About a year ago, I happened upon this statement about the Monitor in the Harvard Business Review – under the charming heading of “do things that don’t interest you”:

“Many things that end up” being meaningful, writes social scientist Joseph Grenny, “have come from conference workshops, articles, or online videos that began as a chore and ended with an insight. My work in Kenya, for example, was heavily influenced by a Christian Science Monitor article I had forced myself to read 10 years earlier. Sometimes, we call things ‘boring’ simply because they lie outside the box we are currently in.”

If you were to come up with a punchline to a joke about the Monitor, that would probably be it. We’re seen as being global, fair, insightful, and perhaps a bit too earnest. We’re the bran muffin of journalism.

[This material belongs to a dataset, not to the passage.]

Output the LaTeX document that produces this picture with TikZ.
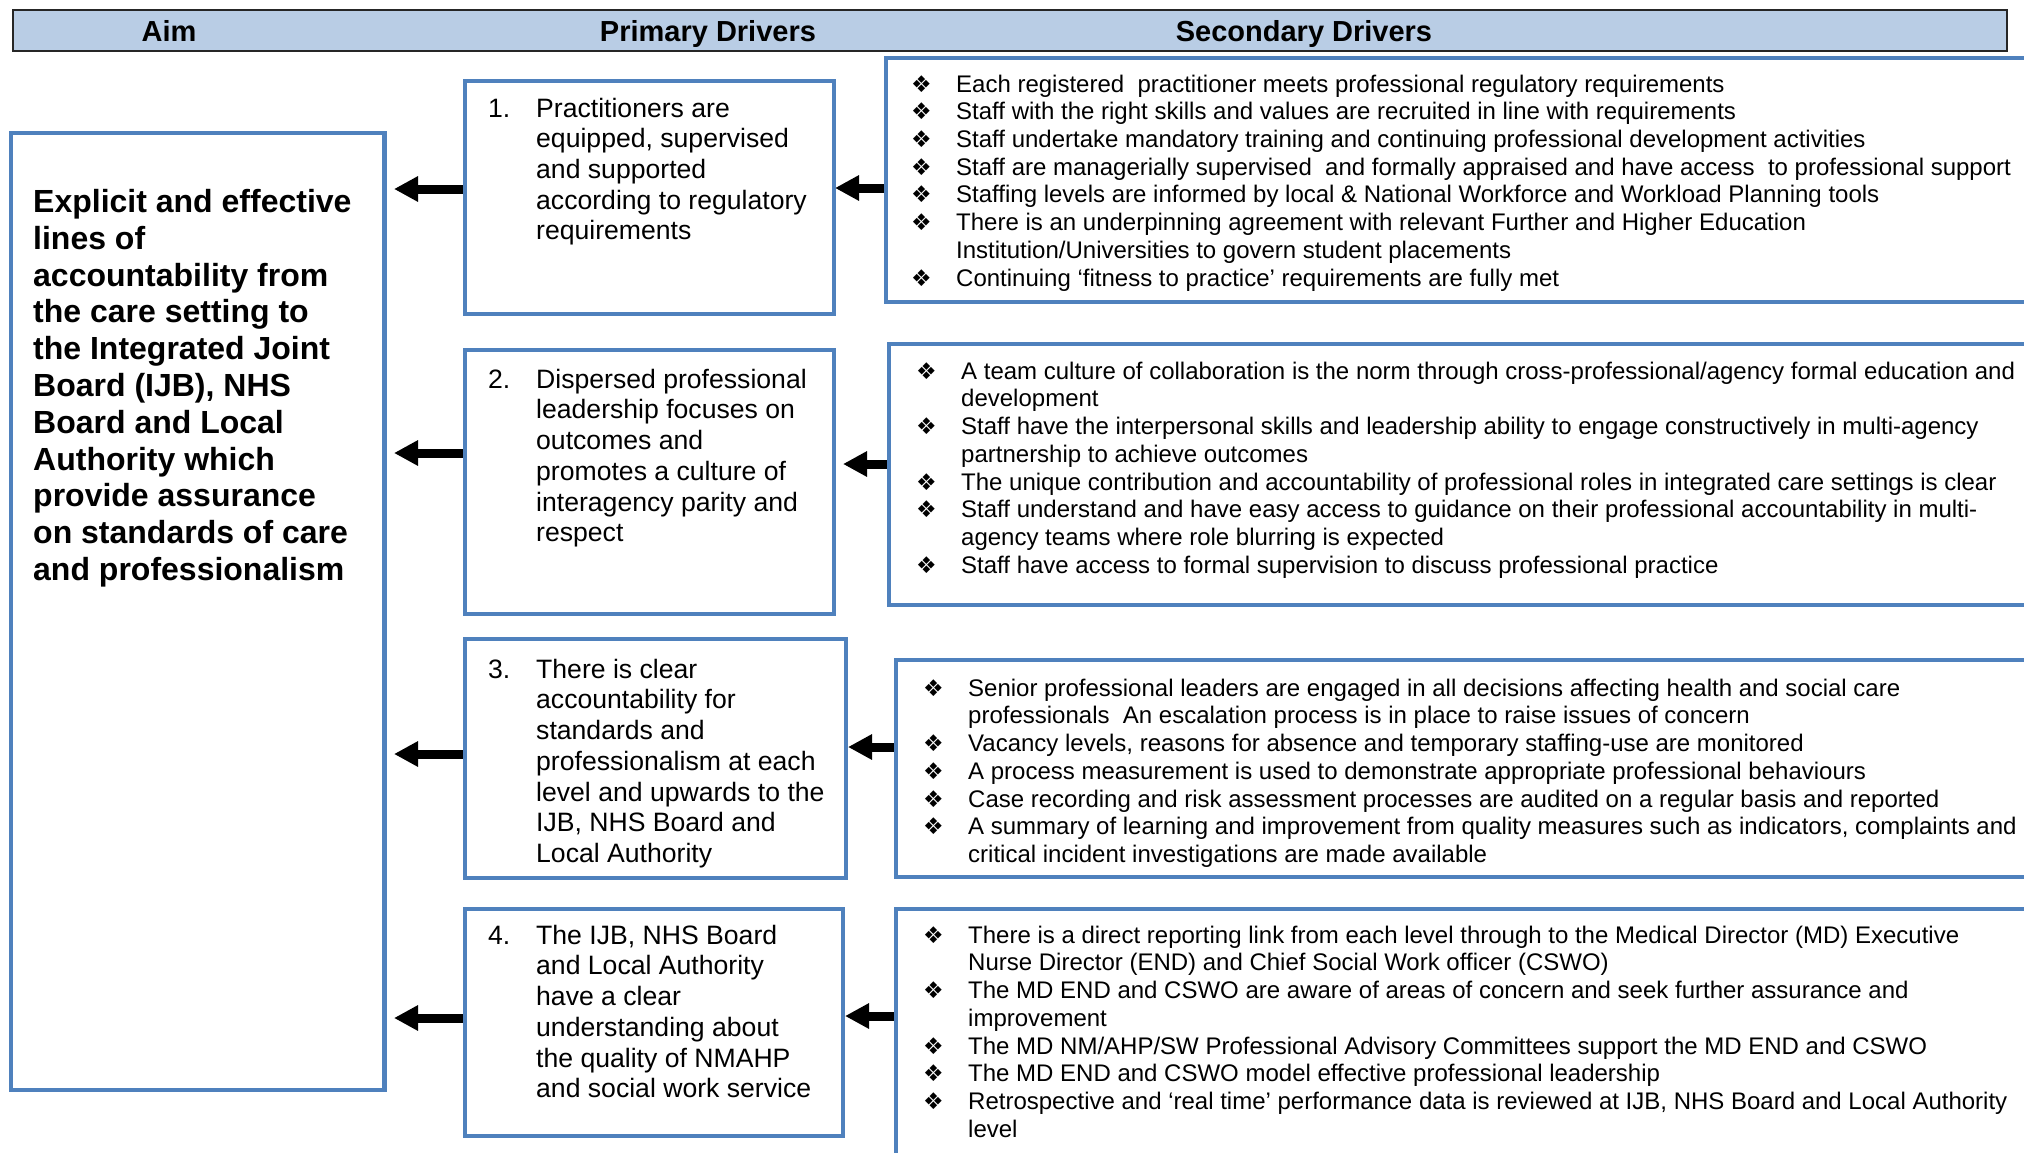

But you know what? We change lives. And I’m going to argue that we change lives precisely because we force open that too-small box that most human beings think they live in.

The Monitor is a peculiar little publication that’s hard for the world to figure out. We’re run by a church, but we’re not only for church members and we’re not about converting people. We’re known as being fair even as the world becomes as polarized as at any time since the newspaper’s founding in 1908.

We have a mission beyond circulation, we want to bridge divides. We’re about kicking down the door of thought everywhere and saying, “You are bigger and more capable than you realize. And we can prove it.”